• [EXERCISE INPUTS]
========

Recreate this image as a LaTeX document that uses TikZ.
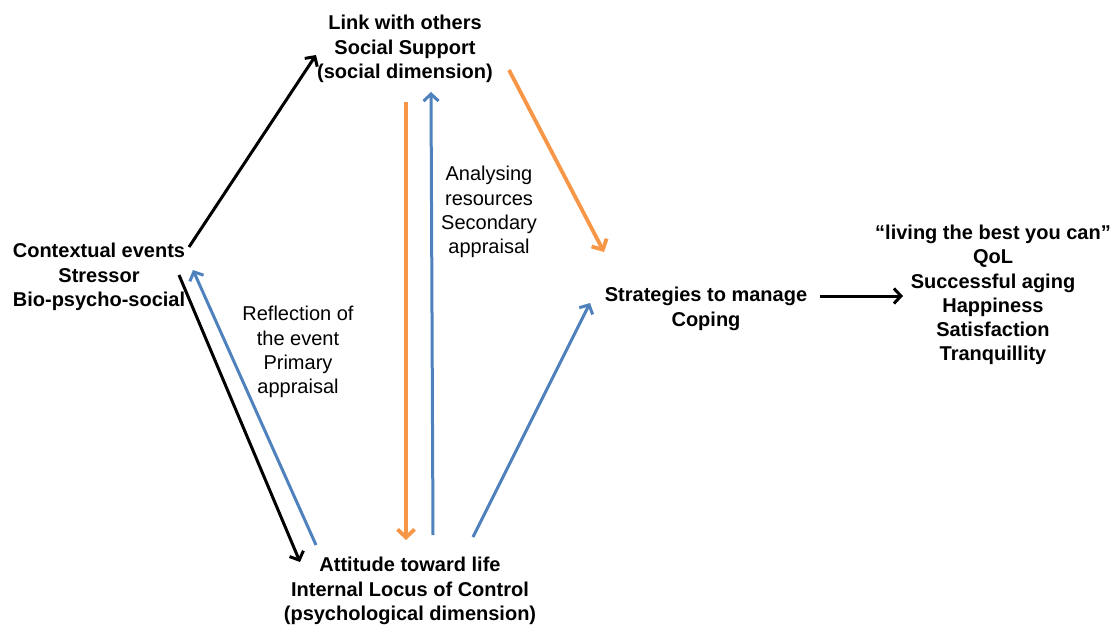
\documentclass[tikz,border=0pt]{standalone}
\usepackage{fontspec}
\setmainfont{Liberation Sans}
\usetikzlibrary{arrows.meta}
\definecolor{cblue}{RGB}{79,129,189}
\definecolor{corange}{RGB}{247,150,70}
\begin{document}
\begin{tikzpicture}[x=1bp,y=-1bp,
  lbl/.style={align=center,inner sep=0pt,font=\fontsize{20bp}{24.3bp}\selectfont},
  blbl/.style={lbl,font=\fontsize{20bp}{24.3bp}\selectfont\bfseries},
  conn/.style={line width=3bp,-{Straight Barb[length=7bp,width=15bp,line width=3bp]}},
  blk/.style={conn,black},
  blu/.style={conn,cblue},
  org/.style={conn,corange,line width=3.8bp,-{Straight Barb[length=8bp,width=17bp,line width=3.8bp]}}]
\useasboundingbox (0,0) rectangle (1113,626);

% text blocks
\node[blbl] (ctx) at (99,277) {Contextual events\\Stressor\\Bio-psycho-social};
\node[blbl] (soc) at (405,49) {Link with others\\Social Support\\(social dimension)};
\node[blbl] (att) at (410,591) {Attitude toward life\\Internal Locus of Control\\(psychological dimension)};
\node[blbl] (cop) at (706,309) {Strategies to manage\\Coping};
\node[blbl] (qol) at (993,295) {“living the best you can”\\QoL\\Successful aging\\Happiness\\Satisfaction\\Tranquillity};
\node[lbl] (prim) at (298,352) {Reflection of\\the event\\Primary\\appraisal};
\node[lbl] (sec) at (489,212) {Analysing\\resources\\Secondary\\appraisal};

% connector end points
\coordinate (ctxA) at (189,247);
\coordinate (ctxB) at (179,275);
\coordinate (ctxC) at (193,270);
\coordinate (socA) at (316,55);
\coordinate (socB) at (406,102);
\coordinate (socC) at (431,92);
\coordinate (socD) at (509,70);
\coordinate (attA) at (300,562);
\coordinate (attB) at (316,545);
\coordinate (attC) at (406,540);
\coordinate (attD) at (433,535);
\coordinate (attE) at (473,537);
\coordinate (copA) at (604,252);
\coordinate (copB) at (590,303);
\coordinate (copC) at (820,296);
\coordinate (qolA) at (903,296);

% arrows
\draw[blk] (ctxA) -- (socA);
\draw[blk] (ctxB) -- (attA);
\draw[blu] (attB) -- (ctxC);
\draw[org] (socB) -- (attC);
\draw[blu] (attD) -- (socC);
\draw[org] (socD) -- (copA);
\draw[blu] (attE) -- (copB);
\draw[blk] (copC) -- (qolA);
\end{tikzpicture}
\end{document}
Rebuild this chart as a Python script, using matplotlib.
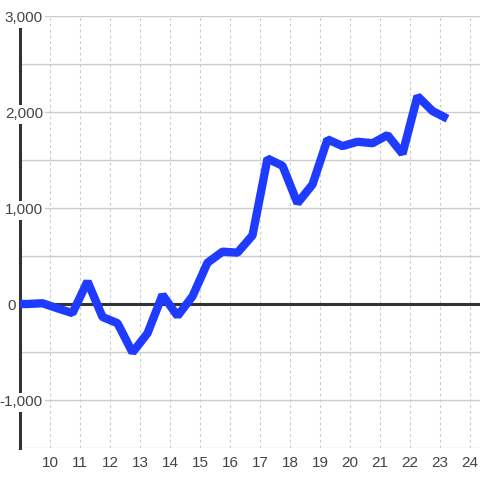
import matplotlib
matplotlib.use("Agg")
import matplotlib.pyplot as plt
from matplotlib.ticker import MultipleLocator

plt.rcParams["font.family"] = ["Liberation Sans", "DejaVu Sans"]

# Hour of day and cumulative value
hours = [9.0, 9.25, 9.75, 10.25, 10.75, 11.25, 11.75, 12.25, 12.75, 13.25,
         13.75, 14.25, 14.75, 15.25, 15.75, 16.25, 16.75, 17.25, 17.75, 18.25,
         18.75, 19.25, 19.75, 20.25, 20.75, 21.25, 21.75, 22.25, 22.75, 23.25]
values = [0, 0, 8, -45, -95, 235, -135, -200, -505, -305,
          95, -125, 80, 430, 545, 535, 715, 1515, 1440, 1050,
          1245, 1715, 1645, 1690, 1675, 1760, 1565, 2165, 2010, 1930]

y_labels = [3000, 2000, 1000, 0, -1000]
x_labels = list(range(10, 25))

text_color = "#444444"
grid_color = "#cccccc"
axis_color = "#333333"

fig = plt.figure(figsize=(4.8, 4.8), dpi=100)
ax = fig.add_axes([20 / 480, 32 / 480, 460 / 480, 432 / 480])
ax.set_xlim(9.0, 9.0 + 460 / 30)
ax.set_ylim(-1500, 3000)

for s in ["top", "right", "bottom"]:
    ax.spines[s].set_visible(False)
ax.spines["left"].set_color(axis_color)
ax.spines["left"].set_linewidth(2.2)
ax.spines["left"].set_zorder(2)

ax.yaxis.set_major_locator(MultipleLocator(500))
ax.xaxis.set_major_locator(MultipleLocator(1))
ax.tick_params(left=False, bottom=False, labelleft=False, labelbottom=False)
ax.grid(True, axis="y", color=grid_color, linewidth=1.0)
ax.set_axisbelow(True)
for xv in x_labels:
    ax.axvline(xv, color=grid_color, linewidth=0.8, linestyle=(0, (2.6, 2.6)), zorder=0.5)

ax.axhline(0, color=axis_color, linewidth=2.2, zorder=2)

ax.plot(hours, values, color="#1f3bff", linewidth=6.0,
        solid_joinstyle="bevel", solid_capstyle="butt", zorder=3)

ytr = ax.get_yaxis_transform()
px = 4500 / 432
for v in y_labels:
    right = -4 / 460 if v == 0 else 23 / 460
    ax.text(right, v - 6.5 * px, f"{v:,}", transform=ytr, ha="right", va="baseline",
            fontsize=11, color=text_color, zorder=5, clip_on=False,
            bbox=dict(facecolor="white", edgecolor="none", pad=1.5))

xtr = ax.get_xaxis_transform()
for h in x_labels:
    ax.text(h, -19 / 432, str(h), transform=xtr, ha="center", va="baseline",
            fontsize=11, color=text_color, clip_on=False)

fig.savefig("out.png", dpi=100, facecolor="white")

========

• [WRITTEN REQUEST]
Reproduce, word for word, every line from the start of the records down to and including the line with "(0,0) rectangle (1113,626);"; skip the pictures.

• [THE ANSWER]
Recreate this image as a LaTeX document that uses TikZ.
\documentclass[tikz,border=0pt]{standalone}
\usepackage{fontspec}
\setmainfont{Liberation Sans}
\usetikzlibrary{arrows.meta}
\definecolor{cblue}{RGB}{79,129,189}
\definecolor{corange}{RGB}{247,150,70}
\begin{document}
\begin{tikzpicture}[x=1bp,y=-1bp,
  lbl/.style={align=center,inner sep=0pt,font=\fontsize{20bp}{24.3bp}\selectfont},
  blbl/.style={lbl,font=\fontsize{20bp}{24.3bp}\selectfont\bfseries},
  conn/.style={line width=3bp,-{Straight Barb[length=7bp,width=15bp,line width=3bp]}},
  blk/.style={conn,black},
  blu/.style={conn,cblue},
  org/.style={conn,corange,line width=3.8bp,-{Straight Barb[length=8bp,width=17bp,line width=3.8bp]}}]
\useasboundingbox (0,0) rectangle (1113,626);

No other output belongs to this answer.